Перечитывая эти страницы, я боролся с искушением вычеркнуть абзац, в котором я будто бы объявляю одних - порядочными, других - бесчестными, не спрашивая, интересует ли их мое мнение на этот счет. А ведь я решительно не вправе здесь никого судить. Настороженность, которую может вызвать у читателя этот абзац, безусловно, оправдана. Я все же его сохранил, заботясь об аутентичности своего свидетельства. Кроме того, этот отрывок правдиво передает мои ощущения, даже если они не слишком уместны.
Примечания
( 7).
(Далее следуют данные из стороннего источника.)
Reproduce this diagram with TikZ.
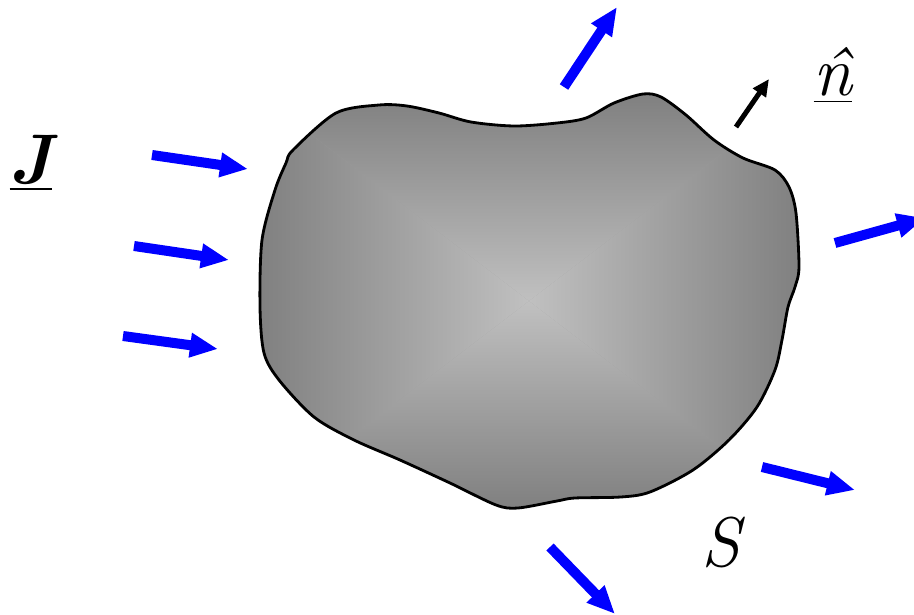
\documentclass[tikz,border=0pt]{standalone}
\usepackage{fontspec}
\definecolor{FluxBlue}{HTML}{0000FF}
\definecolor{BlobEdge}{HTML}{808080}
\definecolor{BlobCentre}{HTML}{C0C0C0}
\usetikzlibrary{arrows.meta}

\def\blobline{plot[smooth cycle, tension=0.5] coordinates {
  (293,150) (336,113) (379,105) (407,106) (439,113) (471,122) (514,126) (557,123)
  (586,118) (614,103) (643,94) (661,97) (686,115) (714,140) (743,158) (775,170)
  (789,187) (796,213) (799,267) (795,287) (788,307) (782,340) (775,370) (757,407)
  (729,440) (693,470) (650,492) (621,497) (575,498) (557,501) (518,508) (496,505)
  (450,483) (400,460) (354,440) (314,417) (279,380) (264,353) (260,307) (262,240)
  (275,190) (286,163)}}

\begin{document}
\begin{tikzpicture}[
        x=0.01cm, y=-0.01cm,
        flux/.style={-{Triangle[length=0.28cm, width=0.23cm]}, line width=0.1cm, FluxBlue},
        normal/.style={-{Triangle[length=0.17cm, width=0.15cm]}, line width=0.05cm, black},
        sym/.style={anchor=base, inner sep=0pt, font=\fontsize{20}{20}\selectfont\itshape}
    ]
        \useasboundingbox (0,0) rectangle (914,615);
        % body, shaded as a pyramid
        \begin{scope}
            \clip \blobline;
            \fill[BlobEdge!50!BlobCentre] (258,94) rectangle (800,508);
            \shade[top color=BlobEdge, bottom color=BlobCentre]    (258,94) -- (800,94) -- (529,301) -- cycle;
            \shade[top color=BlobCentre, bottom color=BlobEdge]    (258,508) -- (800,508) -- (529,301) -- cycle;
            \shade[left color=BlobEdge, right color=BlobCentre]    (258,94) -- (258,508) -- (529,301) -- cycle;
            \shade[left color=BlobCentre, right color=BlobEdge]    (800,94) -- (800,508) -- (529,301) -- cycle;
        \end{scope}
        \draw[line width=0.8pt, black] \blobline;
        % current arrows
        \foreach \i/\ax/\ay/\bx/\by in {1/152/155/248/169, 2/134/246/229/260, 3/123/336/218/349,
                4/564/87/617/7, 5/835/243/925/218, 6/762/467/855/490, 7/550/547/615/614} {
            \coordinate (tail\i) at (\ax,\ay);
            \coordinate (tip\i) at (\bx,\by);
            \draw[flux] (tail\i) -- (tip\i);
        }
        \coordinate (ntail) at (736,127);
        \coordinate (ntip) at (769,79);
        \draw[normal] (ntail) -- (ntip);
        % labels
        \node[sym] (J) at (31,183) {\underline{\textbf{J}}};
        \node[sym] (n) at (833,96) {\underline{\^{n}}};
        \node[sym] (S) at (721,567) {S};
    \end{tikzpicture}
\end{document}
Рони Браун как-то пересказал мне слова своего учителя Дж. Г. К. Уайтхеда. Уайтхед удивлялся «снобизму молодых людей, которые считают, что теорема тривиальна, если у нее есть простое доказательство». Многим из моих прежних друзей было бы полезно над этим призадуматься. В наши дни к такому «снобизму» тяготеют не только молодые: я знаю несколько весьма авторитетных математиков, рассуждающих о «тривиальности» именно так. Меня это задевает за живое: ведь лучшее из того, что я сделал в математике (да и в жизни вообще…), по этой логике становится «тривиальным». Самые плодотворные (на мой взгляд) из тех структур и понятий, которые я за все эти годы ввел в математический обиход, их наиболее существенные свойства, которые мне удалось установить упорным, терпеливым трудом, - все это просто, все «тривиально». (По всей вероятности, в наши дни ни одна из моих находок не попала бы в CR, будь ее автор начинающим математиком!) Моя гордость в математике, а вернее - моя страсть и радость, всегда заключалась в умении обнаруживать очевидное; к этому я и стремился всю жизнь в своих занятиях. Страницы этой книги (вместе с настоящей вводной главой) - отнюдь не исключение. Зачастую все решает то мгновение, когда ты видишь вопрос, которым еще никто не задавался (найден ли ответ, и каким он будет - не так уж важно) или когда ты приходишь к утверждению (пускай лишь гипотетическому), которое полностью описывает совершенно новую математическую ситуацию. И тогда уже не имеет особого значения, простым или сложным окажется доказательство. Даже если поначалу, на скорую руку, ты набросаешь его неверно - пустяки, это не главное. То, о чем говорил Уайтхед - это снобизм пресыщенного гуляки, который в гостях не отведает вина, пока не убедится, что оно дорого обошлось хозяину. В последние годы, заново охваченный забытой было страстью к математике, я не раз предлагал моим прежним друзьям разделить со мною лучшие из моих находок - но лишь с тем, чтобы услышать в ответ голоса пресыщенности и безразличия. Отказ причинял мне боль; где-то в глубине она еще не утихла. Воспоминания о тех невеселых минутах по сей день обдают меня холодом, и дразнят ушедшим теплом обманутой радости. Ну что же, я ведь из-за этого не остался на улице, у меня есть крыша над головой. Я же не пытался, слава Богу, пристроить свои работы в какой-нибудь почтенный журнал.